What one might document over this time period, though, is the increasing acceptability of the equation nation = state. When there were thousands of little de facto independent states, they were "the property of princes", peoples and ethnies actually having little if any role to play. When we get to pre-WWI Europe, even though there were multinational states (the Habsburg monarchy being the obvious example), the various nations in them had already developed (to varying degrees) national demands and feelings of injustice about being dominated by other ethnic groups (e.g. Greeks in the Ottoman Empire, Serbs in Austria-Hungary); and those states (like France) that aggressively defined themselves as based on a common ethnic history were culturally very influential.
The reduction of the number of states in pre-WWI did not work against this tendency; rather, the percentage of states that were ethnically based (like France, which defined itself quite aggressively in terms of a common ethnic history) increased, and if the absolute number of states decreased it was mostly as a result of the success of some of those states in conquering and submitting others. Inasmuch as the conquered peoples could be absorbed and integreated, the situatino remained (e.g. the Sorbians in Germany); inasmuch as they couldn't, the final result was nationalistic demands for independence (e.g. the Serbians, and most other 'downtrodden nations' in the Habsburg monarchy; the Greeks in the Ottoman Empire; etc.).
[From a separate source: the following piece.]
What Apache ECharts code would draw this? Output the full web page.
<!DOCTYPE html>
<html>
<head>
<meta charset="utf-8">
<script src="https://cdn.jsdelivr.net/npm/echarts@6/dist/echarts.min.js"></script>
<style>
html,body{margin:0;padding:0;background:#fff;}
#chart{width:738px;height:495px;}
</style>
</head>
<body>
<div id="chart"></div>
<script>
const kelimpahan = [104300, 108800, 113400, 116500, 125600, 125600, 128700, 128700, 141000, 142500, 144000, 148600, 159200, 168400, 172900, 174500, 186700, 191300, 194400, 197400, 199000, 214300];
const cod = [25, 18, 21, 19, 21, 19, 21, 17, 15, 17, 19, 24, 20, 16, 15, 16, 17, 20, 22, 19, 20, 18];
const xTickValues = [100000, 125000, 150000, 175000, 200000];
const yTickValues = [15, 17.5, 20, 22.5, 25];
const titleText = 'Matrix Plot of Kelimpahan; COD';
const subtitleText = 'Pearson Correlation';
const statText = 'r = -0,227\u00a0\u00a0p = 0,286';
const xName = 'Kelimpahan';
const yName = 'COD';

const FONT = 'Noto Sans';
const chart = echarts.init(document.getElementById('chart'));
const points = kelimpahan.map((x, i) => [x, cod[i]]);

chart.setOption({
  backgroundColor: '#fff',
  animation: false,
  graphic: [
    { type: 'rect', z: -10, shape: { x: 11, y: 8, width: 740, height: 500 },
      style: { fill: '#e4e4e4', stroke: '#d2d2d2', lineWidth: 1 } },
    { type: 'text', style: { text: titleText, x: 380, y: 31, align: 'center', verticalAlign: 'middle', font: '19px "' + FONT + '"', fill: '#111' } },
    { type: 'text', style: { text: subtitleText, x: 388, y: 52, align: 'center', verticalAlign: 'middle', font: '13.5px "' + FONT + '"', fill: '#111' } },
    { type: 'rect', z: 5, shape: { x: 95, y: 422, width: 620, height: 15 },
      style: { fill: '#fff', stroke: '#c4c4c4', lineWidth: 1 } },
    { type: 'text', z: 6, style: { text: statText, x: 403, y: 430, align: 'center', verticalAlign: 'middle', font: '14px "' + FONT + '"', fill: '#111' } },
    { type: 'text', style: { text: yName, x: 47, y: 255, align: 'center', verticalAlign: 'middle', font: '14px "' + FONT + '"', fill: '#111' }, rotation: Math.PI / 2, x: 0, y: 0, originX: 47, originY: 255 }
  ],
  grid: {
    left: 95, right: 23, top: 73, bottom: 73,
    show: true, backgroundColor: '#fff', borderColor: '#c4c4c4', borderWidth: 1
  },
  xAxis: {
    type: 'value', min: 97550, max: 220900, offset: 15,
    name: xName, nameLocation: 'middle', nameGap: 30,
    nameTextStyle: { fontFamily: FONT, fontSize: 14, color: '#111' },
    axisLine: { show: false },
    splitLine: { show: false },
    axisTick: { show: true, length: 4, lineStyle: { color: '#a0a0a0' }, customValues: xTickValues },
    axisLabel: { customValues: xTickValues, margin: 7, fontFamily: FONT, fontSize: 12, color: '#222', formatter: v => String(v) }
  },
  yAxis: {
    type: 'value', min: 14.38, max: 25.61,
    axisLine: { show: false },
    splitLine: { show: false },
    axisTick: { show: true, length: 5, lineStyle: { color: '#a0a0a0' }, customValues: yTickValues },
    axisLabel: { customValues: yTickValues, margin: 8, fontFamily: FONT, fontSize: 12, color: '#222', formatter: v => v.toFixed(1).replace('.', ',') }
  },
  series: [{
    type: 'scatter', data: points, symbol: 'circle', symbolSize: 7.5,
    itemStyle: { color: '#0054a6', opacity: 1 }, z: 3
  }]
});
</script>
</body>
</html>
Today, the nation = state equation becomes stronger and stronger: the Baltic states see themselves as ethnically based (hence the idea of the Russian minorities as 'a problem created by Stalin' rather than as part of their -- multi-national -- citizen basis), Russia, despite official claims to the contrary, acts more and more as if it thought so too ('Russia for the Russians'); even when the reality is that big powers are using them as pawns, small countries still want to declare independence based on an ethnic basis and a history of ethnic conflict (Kosovo, Abkhazia, South Ossetia).
This looks more like a reliable modern tendency.
From a perspective of certain countries in the West like France, Germany, Poland, Greece, Turkey and Italy, etc..., you might have a point. However I hardly view this as a dominating global tendency, thus proving my point that development of political units are much more complex and not solely due to a nation or ethnicity, however you may define one, mobilizing a state around itself.
Two concrete examples:
Pretty much the whole Arab world still exists and appears to be continuing to exist in the form of sovereign medieval "properties of the prince", as you describe 17th century Europe. Despite the post-colonial surge of pan-Arabism and the phenomenon of الوطن العربي (or "The Arab Nation"), the Arab world still remains extremely fractured and divided due solely to the legacy of externally imposed political systems and rectangular colonial borders. Sure, the Arab language has evolved into dozens of regional, but still mutually intelligible, dialects, but so has German despite the existence of a German "nation-state". For more analogous and extreme cases, take a trip to sub-saharan Africa.
Now take another curious example: India, a Federal Republic holding more than 15% of the world's population, comprised of thousands of ethnic groups and languages (most of them not recognized in official governance) and holding virtually every major religion on earth (including the third largest Muslim population in the world, after Indonesia and Bangladesh respectively). And it is a democracy! You tell me how this country has been able to form under your Eurocentric paradigm.